Whereas the plank standards the Navy originally released in 2020 were gender neutral for all age groups, the new standards are slightly different for men and women, according to the Navy. The shift stems from analysis done on 26,000 forearm plank records from the 2021 PRT, which found there was a “minor gender performance differential,” the Navy said in a new naval administrative message.

As a result, there is now a 10 second difference between the maximum scores for men and women in the plank event.

That means 17 to 19 year old male sailors will max out holding the plank for 3:24 minutes to receive an outstanding score, while 17 to 19 year old female sailors will max out at 3:14 minutes. The requirements to reach the maximum score of 100 declines by four seconds through each age group.

These standards are not as strict as those released in 2020.

Both men and women between the ages of 17 and 19 had to hold the forearm plank for 3:40 minutes to receive the maximum score under that guidance. The max out time was reduced five seconds for each subsequent age bracket.

Sailors are permitted to shake from involuntary muscle spasms while holding the forearm plank if they maintain their form. The event will stop for several reasons, such as the sailor lowering his or her head to hands, failing to maintain a 90-degree angle at the elbows, or receiving more than two corrections on form.

The Navy is poised to kick off a single PRT cycle in 2022, a departure from the standard two cycles conducted annually. The single cycle will run from April 1 to Sept. 30, and will mark the first time that the forearm planks are scored.

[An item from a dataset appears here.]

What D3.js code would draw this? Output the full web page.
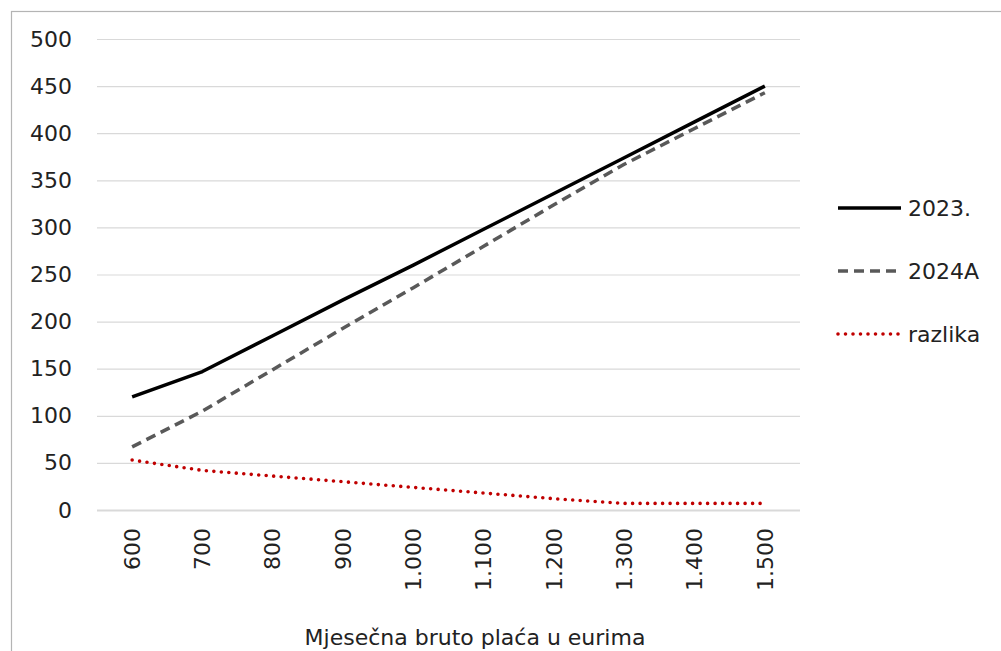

Although forearm planks were included in the 2021 PRT, that was for recording purposes only and they were not factored into the overall score. Chief of Naval Personnel Vice Adm. John Nowell Jr. announced that the scores for the 2021 PRT would instead be used to guarantee the scoring tables were correct.

“We’re not going to count that one against you this first cycle because we want to make sure we get it right,” Nowell said during a Facebook Live townhall event in June 2021.

The Navy, which also completed a single PRT cycle in 2021, is eyeing a single PRT cycle in 2023 as well, Nowell said this month.

“It may be as we look at the scores that come out of ‘22, we satisfy ourselves that we can maintain the kind of physical fitness, the health, the wellness that we’re looking for to make you resilient with once a year,” Nowell said Feb. 15 during a Facebook Live townhall event.

“Maybe we do some other things there,” Nowell said. “But more than anything what I’ll ask you to do though is, please focus on your physical fitness.”